— start of Given information —

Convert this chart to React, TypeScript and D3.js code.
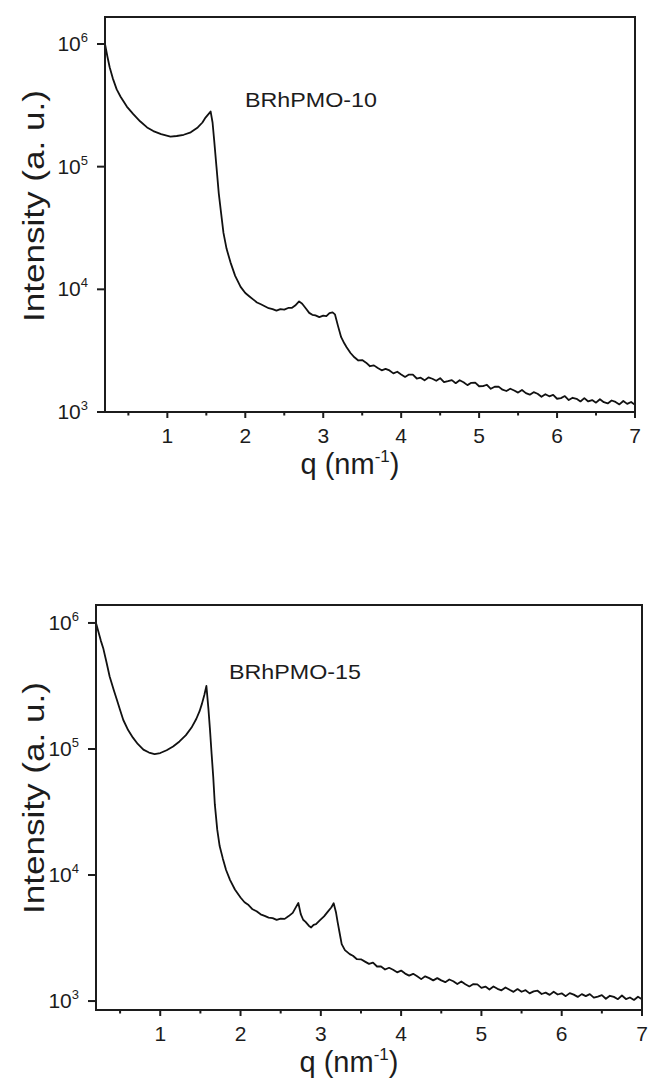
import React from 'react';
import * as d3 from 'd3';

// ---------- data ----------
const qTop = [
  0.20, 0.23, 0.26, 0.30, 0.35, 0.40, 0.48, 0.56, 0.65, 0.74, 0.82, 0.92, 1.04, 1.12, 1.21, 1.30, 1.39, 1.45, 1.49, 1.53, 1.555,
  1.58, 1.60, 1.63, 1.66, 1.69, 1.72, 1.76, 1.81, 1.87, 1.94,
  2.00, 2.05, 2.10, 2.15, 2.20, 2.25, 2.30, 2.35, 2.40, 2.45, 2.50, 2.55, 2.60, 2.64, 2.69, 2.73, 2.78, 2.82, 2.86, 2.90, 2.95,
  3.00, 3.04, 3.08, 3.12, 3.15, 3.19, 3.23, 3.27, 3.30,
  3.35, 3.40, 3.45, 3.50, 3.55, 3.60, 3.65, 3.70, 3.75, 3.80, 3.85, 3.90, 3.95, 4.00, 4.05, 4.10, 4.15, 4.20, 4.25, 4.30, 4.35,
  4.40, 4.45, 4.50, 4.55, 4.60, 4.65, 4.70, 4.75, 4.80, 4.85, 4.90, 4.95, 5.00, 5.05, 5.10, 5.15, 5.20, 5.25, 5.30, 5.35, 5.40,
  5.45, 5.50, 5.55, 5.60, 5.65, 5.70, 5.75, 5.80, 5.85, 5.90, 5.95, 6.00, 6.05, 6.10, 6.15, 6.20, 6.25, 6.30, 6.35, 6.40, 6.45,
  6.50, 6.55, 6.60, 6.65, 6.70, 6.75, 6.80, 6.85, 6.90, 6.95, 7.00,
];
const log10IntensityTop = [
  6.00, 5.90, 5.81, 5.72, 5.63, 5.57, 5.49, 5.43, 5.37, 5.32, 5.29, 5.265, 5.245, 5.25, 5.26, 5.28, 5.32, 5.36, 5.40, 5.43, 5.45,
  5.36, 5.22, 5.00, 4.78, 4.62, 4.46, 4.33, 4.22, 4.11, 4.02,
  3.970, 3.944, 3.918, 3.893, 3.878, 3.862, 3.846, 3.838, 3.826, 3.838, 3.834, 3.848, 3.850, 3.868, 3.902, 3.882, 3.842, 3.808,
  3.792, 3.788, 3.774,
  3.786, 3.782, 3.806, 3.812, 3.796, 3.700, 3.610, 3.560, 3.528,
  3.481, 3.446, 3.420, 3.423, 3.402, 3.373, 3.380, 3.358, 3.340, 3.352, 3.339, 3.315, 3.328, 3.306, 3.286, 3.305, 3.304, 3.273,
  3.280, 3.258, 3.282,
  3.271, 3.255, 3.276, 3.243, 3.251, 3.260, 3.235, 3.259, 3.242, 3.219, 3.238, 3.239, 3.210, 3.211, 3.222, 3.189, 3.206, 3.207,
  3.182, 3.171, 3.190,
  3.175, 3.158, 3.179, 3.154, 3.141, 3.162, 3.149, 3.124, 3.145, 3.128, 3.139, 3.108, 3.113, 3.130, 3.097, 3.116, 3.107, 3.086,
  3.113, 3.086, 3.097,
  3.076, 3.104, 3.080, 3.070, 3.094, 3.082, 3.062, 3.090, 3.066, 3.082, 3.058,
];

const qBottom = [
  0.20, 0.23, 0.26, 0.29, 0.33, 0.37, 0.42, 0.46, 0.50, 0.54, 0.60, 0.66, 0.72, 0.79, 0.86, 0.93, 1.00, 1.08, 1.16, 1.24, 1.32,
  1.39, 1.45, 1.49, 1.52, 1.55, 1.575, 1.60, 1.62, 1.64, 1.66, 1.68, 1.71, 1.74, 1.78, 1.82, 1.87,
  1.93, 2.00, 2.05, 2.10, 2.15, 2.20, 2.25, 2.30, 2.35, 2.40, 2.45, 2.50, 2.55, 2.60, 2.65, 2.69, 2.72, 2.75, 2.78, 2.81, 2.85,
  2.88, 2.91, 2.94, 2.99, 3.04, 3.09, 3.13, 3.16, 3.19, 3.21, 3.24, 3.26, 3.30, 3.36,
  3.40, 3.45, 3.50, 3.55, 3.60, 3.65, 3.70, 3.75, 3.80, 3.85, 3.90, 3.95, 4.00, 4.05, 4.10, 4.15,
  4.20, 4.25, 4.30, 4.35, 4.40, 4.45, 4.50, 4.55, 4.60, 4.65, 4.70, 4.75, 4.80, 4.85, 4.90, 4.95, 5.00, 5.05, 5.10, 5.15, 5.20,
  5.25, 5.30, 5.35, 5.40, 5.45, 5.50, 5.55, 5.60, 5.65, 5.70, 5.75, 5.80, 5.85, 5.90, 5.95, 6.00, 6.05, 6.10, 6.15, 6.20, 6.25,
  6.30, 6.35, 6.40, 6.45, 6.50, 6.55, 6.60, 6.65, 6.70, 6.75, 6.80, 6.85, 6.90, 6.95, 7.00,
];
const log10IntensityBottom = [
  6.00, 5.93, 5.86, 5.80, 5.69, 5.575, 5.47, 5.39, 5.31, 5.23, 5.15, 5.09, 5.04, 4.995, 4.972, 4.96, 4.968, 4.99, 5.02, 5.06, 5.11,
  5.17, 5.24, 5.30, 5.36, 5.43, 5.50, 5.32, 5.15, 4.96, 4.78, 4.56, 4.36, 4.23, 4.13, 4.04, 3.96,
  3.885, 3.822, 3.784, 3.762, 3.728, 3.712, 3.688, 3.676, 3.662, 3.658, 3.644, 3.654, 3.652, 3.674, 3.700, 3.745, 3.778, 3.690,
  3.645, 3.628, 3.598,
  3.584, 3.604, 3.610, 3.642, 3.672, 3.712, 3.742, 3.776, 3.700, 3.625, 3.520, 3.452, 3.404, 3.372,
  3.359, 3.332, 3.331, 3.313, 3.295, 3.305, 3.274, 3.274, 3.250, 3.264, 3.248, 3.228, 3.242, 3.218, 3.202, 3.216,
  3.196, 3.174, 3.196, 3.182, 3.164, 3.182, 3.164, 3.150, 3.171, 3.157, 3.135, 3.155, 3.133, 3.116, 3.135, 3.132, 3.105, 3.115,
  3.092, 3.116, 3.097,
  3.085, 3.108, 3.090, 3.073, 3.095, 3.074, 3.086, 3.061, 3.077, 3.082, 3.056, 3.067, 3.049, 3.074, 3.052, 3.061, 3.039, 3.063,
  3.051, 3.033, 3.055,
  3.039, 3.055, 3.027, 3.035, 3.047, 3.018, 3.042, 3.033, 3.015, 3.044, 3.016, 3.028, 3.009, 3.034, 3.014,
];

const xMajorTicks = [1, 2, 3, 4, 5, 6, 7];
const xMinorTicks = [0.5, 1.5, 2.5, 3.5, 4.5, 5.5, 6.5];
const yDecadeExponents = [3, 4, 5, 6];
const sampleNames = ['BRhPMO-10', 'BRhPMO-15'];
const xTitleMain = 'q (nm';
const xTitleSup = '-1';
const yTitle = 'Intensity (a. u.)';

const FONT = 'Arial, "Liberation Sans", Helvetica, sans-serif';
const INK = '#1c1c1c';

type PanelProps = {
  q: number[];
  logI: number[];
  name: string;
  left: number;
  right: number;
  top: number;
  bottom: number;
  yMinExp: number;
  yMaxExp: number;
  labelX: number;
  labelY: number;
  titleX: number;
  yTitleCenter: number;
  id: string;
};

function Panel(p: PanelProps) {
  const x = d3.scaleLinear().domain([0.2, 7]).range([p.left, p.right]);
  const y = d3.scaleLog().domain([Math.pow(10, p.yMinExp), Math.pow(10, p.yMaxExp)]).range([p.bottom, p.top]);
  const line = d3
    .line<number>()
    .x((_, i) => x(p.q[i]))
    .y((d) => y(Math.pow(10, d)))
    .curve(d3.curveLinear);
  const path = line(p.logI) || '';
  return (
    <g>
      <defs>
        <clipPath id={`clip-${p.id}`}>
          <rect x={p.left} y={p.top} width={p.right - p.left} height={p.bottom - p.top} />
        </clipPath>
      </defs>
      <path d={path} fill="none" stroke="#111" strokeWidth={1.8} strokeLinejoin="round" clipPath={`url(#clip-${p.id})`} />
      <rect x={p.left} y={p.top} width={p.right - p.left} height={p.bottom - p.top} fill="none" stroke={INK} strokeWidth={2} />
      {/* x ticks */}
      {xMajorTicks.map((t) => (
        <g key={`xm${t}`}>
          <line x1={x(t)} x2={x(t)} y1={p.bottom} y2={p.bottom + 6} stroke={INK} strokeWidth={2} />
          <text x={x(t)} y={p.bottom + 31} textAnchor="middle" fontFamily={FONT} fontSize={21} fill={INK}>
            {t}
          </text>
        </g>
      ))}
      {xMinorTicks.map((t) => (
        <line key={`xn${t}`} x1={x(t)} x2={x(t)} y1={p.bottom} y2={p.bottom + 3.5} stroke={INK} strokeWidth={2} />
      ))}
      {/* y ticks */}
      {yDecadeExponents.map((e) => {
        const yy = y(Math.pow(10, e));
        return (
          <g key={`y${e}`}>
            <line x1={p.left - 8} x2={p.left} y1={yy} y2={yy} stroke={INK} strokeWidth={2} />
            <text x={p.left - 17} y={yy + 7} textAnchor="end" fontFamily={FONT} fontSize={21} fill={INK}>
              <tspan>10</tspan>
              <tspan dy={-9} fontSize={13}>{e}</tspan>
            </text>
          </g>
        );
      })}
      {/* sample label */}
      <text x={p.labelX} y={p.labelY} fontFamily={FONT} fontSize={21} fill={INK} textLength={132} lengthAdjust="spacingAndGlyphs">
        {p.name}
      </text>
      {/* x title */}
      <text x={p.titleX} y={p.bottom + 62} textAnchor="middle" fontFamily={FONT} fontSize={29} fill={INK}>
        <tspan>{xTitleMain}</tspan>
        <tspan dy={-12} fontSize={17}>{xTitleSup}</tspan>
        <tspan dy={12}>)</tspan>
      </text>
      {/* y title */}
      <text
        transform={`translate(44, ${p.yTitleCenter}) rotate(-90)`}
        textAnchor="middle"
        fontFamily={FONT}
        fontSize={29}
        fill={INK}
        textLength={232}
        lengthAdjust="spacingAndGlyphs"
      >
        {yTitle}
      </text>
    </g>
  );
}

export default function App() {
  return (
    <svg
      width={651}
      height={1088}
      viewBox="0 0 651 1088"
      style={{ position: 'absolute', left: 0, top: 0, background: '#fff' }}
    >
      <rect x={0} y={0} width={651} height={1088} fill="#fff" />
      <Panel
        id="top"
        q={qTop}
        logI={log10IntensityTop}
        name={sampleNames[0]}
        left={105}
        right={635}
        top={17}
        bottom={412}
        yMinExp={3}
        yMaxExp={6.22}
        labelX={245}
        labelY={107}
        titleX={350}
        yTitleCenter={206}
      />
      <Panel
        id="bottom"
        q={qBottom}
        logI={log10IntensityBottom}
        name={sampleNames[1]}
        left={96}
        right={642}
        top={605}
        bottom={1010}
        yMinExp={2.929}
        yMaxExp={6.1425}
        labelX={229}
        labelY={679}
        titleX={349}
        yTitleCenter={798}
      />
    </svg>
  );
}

— end of Given information —

→ Objective
Give again exactly the lines running from the beginning of the material above through the line that contains "import * as d3 from 'd3';", and leave out every picture.

→ Correct answer
Convert this chart to React, TypeScript and D3.js code.
import React from 'react';
import * as d3 from 'd3';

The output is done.